AIM OF THE TASK →
Quote the full listing word for word.

SOURCE EXCERPT →
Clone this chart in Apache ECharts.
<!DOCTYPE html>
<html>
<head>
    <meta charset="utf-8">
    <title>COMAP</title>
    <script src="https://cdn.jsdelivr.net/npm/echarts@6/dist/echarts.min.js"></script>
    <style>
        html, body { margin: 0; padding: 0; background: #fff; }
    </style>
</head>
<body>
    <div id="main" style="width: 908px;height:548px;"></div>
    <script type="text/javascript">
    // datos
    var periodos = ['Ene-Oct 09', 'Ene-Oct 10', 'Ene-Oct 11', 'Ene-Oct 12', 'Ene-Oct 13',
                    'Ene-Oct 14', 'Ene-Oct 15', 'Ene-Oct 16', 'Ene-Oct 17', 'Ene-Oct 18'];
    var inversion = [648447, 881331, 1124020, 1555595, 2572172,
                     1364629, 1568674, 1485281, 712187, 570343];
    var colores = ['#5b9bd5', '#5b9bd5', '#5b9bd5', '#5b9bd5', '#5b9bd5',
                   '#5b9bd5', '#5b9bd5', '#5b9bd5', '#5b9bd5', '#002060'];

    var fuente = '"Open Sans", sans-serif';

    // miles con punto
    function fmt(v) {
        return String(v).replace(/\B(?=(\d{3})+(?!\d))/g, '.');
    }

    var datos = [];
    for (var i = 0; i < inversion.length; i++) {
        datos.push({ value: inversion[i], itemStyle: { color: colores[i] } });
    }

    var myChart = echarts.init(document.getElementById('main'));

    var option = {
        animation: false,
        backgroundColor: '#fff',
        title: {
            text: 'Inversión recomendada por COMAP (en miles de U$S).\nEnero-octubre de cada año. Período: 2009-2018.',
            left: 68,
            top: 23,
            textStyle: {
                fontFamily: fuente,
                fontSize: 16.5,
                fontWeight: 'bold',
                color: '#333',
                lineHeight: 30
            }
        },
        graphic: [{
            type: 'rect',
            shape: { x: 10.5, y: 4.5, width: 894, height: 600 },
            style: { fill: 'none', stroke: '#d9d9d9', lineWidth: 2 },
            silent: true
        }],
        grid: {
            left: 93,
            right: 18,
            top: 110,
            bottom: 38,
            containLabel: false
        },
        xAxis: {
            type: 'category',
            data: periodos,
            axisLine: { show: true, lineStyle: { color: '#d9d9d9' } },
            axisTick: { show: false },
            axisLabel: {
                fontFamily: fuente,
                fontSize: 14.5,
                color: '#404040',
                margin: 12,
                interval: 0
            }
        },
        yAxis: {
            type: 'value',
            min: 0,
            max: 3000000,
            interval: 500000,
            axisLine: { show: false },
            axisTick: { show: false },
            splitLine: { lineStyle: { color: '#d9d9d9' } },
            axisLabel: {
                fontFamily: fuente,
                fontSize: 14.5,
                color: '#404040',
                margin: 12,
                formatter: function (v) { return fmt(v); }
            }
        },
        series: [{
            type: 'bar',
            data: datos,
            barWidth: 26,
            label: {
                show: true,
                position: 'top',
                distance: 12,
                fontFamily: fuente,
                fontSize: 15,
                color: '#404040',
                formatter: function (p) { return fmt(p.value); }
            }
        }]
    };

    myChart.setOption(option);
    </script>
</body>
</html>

TASK RESPONSE →
Clone this chart in Apache ECharts.
<!DOCTYPE html>
<html>
<head>
    <meta charset="utf-8">
    <title>COMAP</title>
    <script src="https://cdn.jsdelivr.net/npm/echarts@6/dist/echarts.min.js"></script>
    <style>
        html, body { margin: 0; padding: 0; background: #fff; }
    </style>
</head>
<body>
    <div id="main" style="width: 908px;height:548px;"></div>
    <script type="text/javascript">
    // datos
    var periodos = ['Ene-Oct 09', 'Ene-Oct 10', 'Ene-Oct 11', 'Ene-Oct 12', 'Ene-Oct 13',
                    'Ene-Oct 14', 'Ene-Oct 15', 'Ene-Oct 16', 'Ene-Oct 17', 'Ene-Oct 18'];
    var inversion = [648447, 881331, 1124020, 1555595, 2572172,
                     1364629, 1568674, 1485281, 712187, 570343];
    var colores = ['#5b9bd5', '#5b9bd5', '#5b9bd5', '#5b9bd5', '#5b9bd5',
                   '#5b9bd5', '#5b9bd5', '#5b9bd5', '#5b9bd5', '#002060'];

    var fuente = '"Open Sans", sans-serif';

    // miles con punto
    function fmt(v) {
        return String(v).replace(/\B(?=(\d{3})+(?!\d))/g, '.');
    }

    var datos = [];
    for (var i = 0; i < inversion.length; i++) {
        datos.push({ value: inversion[i], itemStyle: { color: colores[i] } });
    }

    var myChart = echarts.init(document.getElementById('main'));

    var option = {
        animation: false,
        backgroundColor: '#fff',
        title: {
            text: 'Inversión recomendada por COMAP (en miles de U$S).\nEnero-octubre de cada año. Período: 2009-2018.',
            left: 68,
            top: 23,
            textStyle: {
                fontFamily: fuente,
                fontSize: 16.5,
                fontWeight: 'bold',
                color: '#333',
                lineHeight: 30
            }
        },
        graphic: [{
            type: 'rect',
            shape: { x: 10.5, y: 4.5, width: 894, height: 600 },
            style: { fill: 'none', stroke: '#d9d9d9', lineWidth: 2 },
            silent: true
        }],
        grid: {
            left: 93,
            right: 18,
            top: 110,
            bottom: 38,
            containLabel: false
        },
        xAxis: {
            type: 'category',
            data: periodos,
            axisLine: { show: true, lineStyle: { color: '#d9d9d9' } },
            axisTick: { show: false },
            axisLabel: {
                fontFamily: fuente,
                fontSize: 14.5,
                color: '#404040',
                margin: 12,
                interval: 0
            }
        },
        yAxis: {
            type: 'value',
            min: 0,
            max: 3000000,
            interval: 500000,
            axisLine: { show: false },
            axisTick: { show: false },
            splitLine: { lineStyle: { color: '#d9d9d9' } },
            axisLabel: {
                fontFamily: fuente,
                fontSize: 14.5,
                color: '#404040',
                margin: 12,
                formatter: function (v) { return fmt(v); }
            }
        },
        series: [{
            type: 'bar',
            data: datos,
            barWidth: 26,
            label: {
                show: true,
                position: 'top',
                distance: 12,
                fontFamily: fuente,
                fontSize: 15,
                color: '#404040',
                formatter: function (p) { return fmt(p.value); }
            }
        }]
    };

    myChart.setOption(option);
    </script>
</body>
</html>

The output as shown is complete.